A recent post I made on FB, felt right to post on my blog
Life is so interesting. I know many have been experiencing moments where memories come back of moments in time where we haven’t dealt with things in a good way, and by these memories returning it gives us an opportunity to process them in more healthy, supportive ways, this transmuting the old wounds into strengthening who we are and releasing things that hold us back. This has been going on for me over the years. I am truly grateful for these moments. It’s a way to have second and third chances of awareness
Lately over the past few weeks I have noticed a shift in these memories. Now I am being flooded by tender, sweet moments in time that I would not have thought of as imprinted within my consciousness yet is there all the same.

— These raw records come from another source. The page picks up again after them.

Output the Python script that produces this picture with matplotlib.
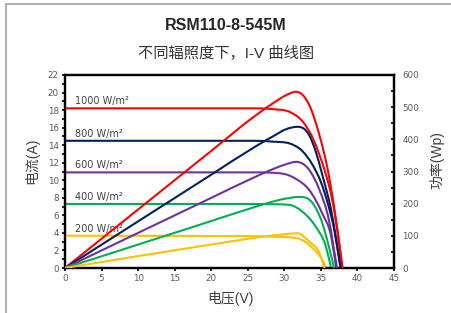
import numpy as np
import matplotlib
matplotlib.use("Agg")
import matplotlib.pyplot as plt
from matplotlib.path import Path
from matplotlib.patches import PathPatch
from matplotlib.lines import Line2D
from matplotlib.ticker import MultipleLocator

# ---------------- data ----------------
labels = ["1000 W/m²", "800 W/m²", "600 W/m²", "400 W/m²", "200 W/m²"]
colors = ["#FF0000", "#002060", "#7030A0", "#00B050", "#FFC000"]
isc = [18.2, 14.5, 10.9, 7.3, 3.68]

iv_v_1000 = [0, 20, 26, 28.5, 30.7, 32.5, 33.9, 34.8, 35.7, 36.5, 37.2, 37.95]
iv_i_1000 = [18.2, 18.2, 18.2, 18.1, 17.8, 16.7, 14.8, 12.9, 10.6, 8.0, 4.6, 0]
pv_v_1000 = [0, 20, 26, 28.5, 30.3, 31.6, 33.4, 34.8, 35.9, 36.9, 37.95]
pv_p_1000 = [0, 364, 473, 513, 538, 548, 507, 413, 310, 175, 0]

iv_v_800 = [0, 20, 26, 28.5, 30.7, 32.5, 33.9, 35.0, 36.0, 36.8, 37.7]
iv_i_800 = [14.5, 14.5, 14.5, 14.4, 14.2, 13.3, 11.7, 9.8, 7.2, 4.5, 0]
pv_v_800 = [0, 20, 26, 28.5, 30.3, 31.8, 33.4, 34.3, 35.2, 36.4, 37.7]
pv_p_800 = [0, 290, 377, 410, 432, 439, 413, 362, 289, 180, 0]

iv_v_600 = [0, 20, 26, 28.5, 30.5, 31.6, 33.4, 35.2, 36.4, 37.1]
iv_i_600 = [10.9, 10.9, 10.9, 10.85, 10.6, 10.15, 8.9, 6.2, 3.6, 0]
pv_v_600 = [0, 20, 26, 28.5, 30.3, 31.6, 33.4, 34.8, 36.1, 37.2]
pv_p_600 = [0, 218, 283, 308, 323, 330, 305, 243, 149, 0]

iv_v_400 = [0, 20, 26, 28.5, 30.7, 32.5, 34.3, 35.7, 36.4]
iv_i_400 = [7.3, 7.3, 7.3, 7.27, 7.2, 6.4, 4.7, 2.4, 0]
pv_v_400 = [0, 20, 26, 28.5, 30.5, 32.0, 33.9, 35.2, 36.1, 36.8]
pv_p_400 = [0, 146, 190, 207, 217, 221, 201, 139, 66, 0]

iv_v_200 = [0, 20, 28, 31.8, 33.9, 35.2, 35.7]
iv_i_200 = [3.68, 3.65, 3.58, 3.38, 2.24, 0.9, 0]
pv_v_200 = [0, 20, 28, 30.5, 31.8, 33.4, 34.8, 35.5]
pv_p_200 = [0, 73, 100, 106, 108, 82, 46, 0]

iv_sets = [(iv_v_1000, iv_i_1000), (iv_v_800, iv_i_800), (iv_v_600, iv_i_600),
           (iv_v_400, iv_i_400), (iv_v_200, iv_i_200)]
pv_sets = [(pv_v_1000, pv_p_1000), (pv_v_800, pv_p_800), (pv_v_600, pv_p_600),
           (pv_v_400, pv_p_400), (pv_v_200, pv_p_200)]

x_ticks = list(range(0, 46, 5))
y1_ticks = list(range(0, 23, 2))
y2_ticks = list(range(0, 601, 100))


def smooth_path(xs, ys):
    """Cubic Hermite through the points (limited parabolic tangents), as Bezier segments."""
    x = np.asarray(xs, float)
    y = np.asarray(ys, float)
    h = np.diff(x)
    d = np.diff(y) / h
    n = len(x)
    m = np.zeros(n)
    for k in range(1, n - 1):
        if d[k - 1] * d[k] <= 0:
            m[k] = 0.0
        else:
            mk = (d[k - 1] * h[k] + d[k] * h[k - 1]) / (h[k - 1] + h[k])
            lim = 3 * min(abs(d[k - 1]), abs(d[k]))
            m[k] = np.sign(mk) * min(abs(mk), lim)
    m[0] = d[0]
    m[-1] = d[-1]
    verts = [(x[0], y[0])]
    codes = [Path.MOVETO]
    for k in range(n - 1):
        verts += [(x[k] + h[k] / 3, y[k] + m[k] * h[k] / 3),
                  (x[k + 1] - h[k] / 3, y[k + 1] - m[k + 1] * h[k] / 3),
                  (x[k + 1], y[k + 1])]
        codes += [Path.CURVE4] * 3
    return Path(verts, codes)


fig = plt.figure(figsize=(4.51, 3.13), dpi=100)
ax1 = fig.add_axes([65 / 451, 1 - 268 / 313, (394 - 65) / 451, (268 - 75) / 313])
ax2 = ax1.twinx()

lw = 1.5
for (v, i), c in zip(iv_sets, colors):
    ax1.add_patch(PathPatch(smooth_path(v, i), facecolor="none", edgecolor=c,
                            lw=lw, capstyle="round", joinstyle="round", zorder=3))
for (v, p), c in zip(pv_sets, colors):
    ax2.add_patch(PathPatch(smooth_path(v, p), facecolor="none", edgecolor=c,
                            lw=lw, capstyle="round", joinstyle="round", zorder=3))

for lab, s in zip(labels, isc):
    ax1.text(1.3, s + 0.8, lab, fontsize=7, color="#404040", va="center",
             ha="left", family="DejaVu Sans", zorder=1)

ax1.set_xlim(0, 45)
ax1.set_ylim(0, 22)
ax2.set_ylim(0, 600)
ax1.set_xticks(x_ticks)
ax1.set_yticks(y1_ticks)
ax2.set_yticks(y2_ticks)
ax1.yaxis.set_minor_locator(MultipleLocator(1))
ax2.yaxis.set_minor_locator(MultipleLocator(50))

tick_color = "#595959"
for ax in (ax1, ax2):
    for sp in ax.spines.values():
        sp.set_linewidth(1.6)
        sp.set_color("black")
    ax.tick_params(labelsize=6.3, labelcolor=tick_color, color="black",
                   width=1.2, length=2.5, pad=2)
    ax.tick_params(which="minor", width=1.2, length=2.5, color="black")
ax1.tick_params(axis="y", which="both", direction="out")
ax1.tick_params(axis="x", direction="out")
ax2.tick_params(axis="y", which="both", direction="in", pad=6)

cjk = ["Liberation Sans", "Noto Sans CJK SC"]
fig.text(0.501, 1 - 25 / 313, "RSM110-8-545M", ha="center", va="center",
         fontsize=11.5, fontweight="bold", color="#262626", family="Liberation Sans")
fig.text(0.501, 1 - 53 / 313, "不同辐照度下，I-V 曲线图", ha="center", va="center",
         fontsize=11, color="#333333", family=cjk)
fig.text(230 / 451, 1 - 299 / 313, "电压(V)", ha="center", va="center",
         fontsize=10, color="#404040", family=cjk)
fig.text(32 / 451, 1 - 161 / 313, "电流(A)", ha="center", va="center",
         fontsize=10, color="#404040", rotation=90, family=cjk)
fig.text(437 / 451, 1 - 160 / 313, "功率(Wp)", ha="center", va="center",
         fontsize=10, color="#404040", rotation=90, family=cjk)

# grey frame at left/top of the picture
fig.add_artist(Line2D([5.5 / 451, 5.5 / 451], [0, 1 - 3.5 / 313],
                      transform=fig.transFigure, color="#b4b4b4", lw=1.5))
fig.add_artist(Line2D([5.5 / 451, 1], [1 - 3.5 / 313, 1 - 3.5 / 313],
                      transform=fig.transFigure, color="#b4b4b4", lw=1.5))

fig.savefig("out.png", dpi=100)
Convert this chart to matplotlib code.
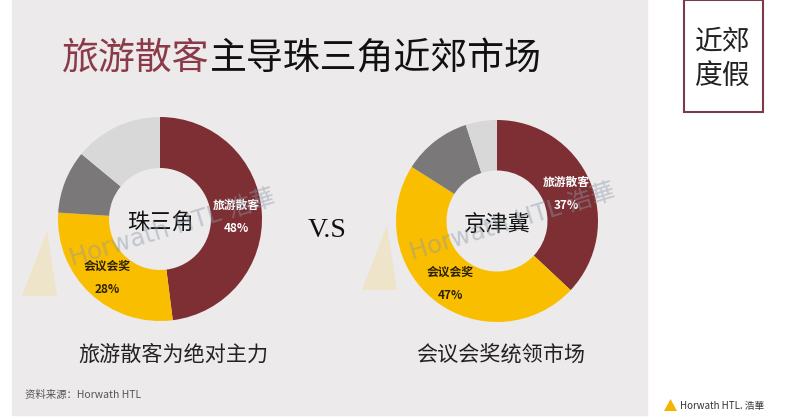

I was with one of my caregiving clients the other afternoon, and she wanted to watch Lawrence Welk on TV. They still play the old shows on PBS. As I watched with her, which she likes, this wave of remembrance washed over me of my grandma watching this show every Saturday late afteenoon/early evening and how she loved it. She would be dancing around the room and singing along with the songs. The remembrance was so strong that I was over come by the sweetness of that moment, that tears came flooding down my cheeks. What I noticed was how powerful it was in it’s sweetness.
I’ve had a number of these perfect moments in time hit me so strongly recently. It’s a noticeable change from the transmuting opportunities. When these new instances come up I luxiarate and steep in the beautiful feelings. I’m in awe and loving this new trend.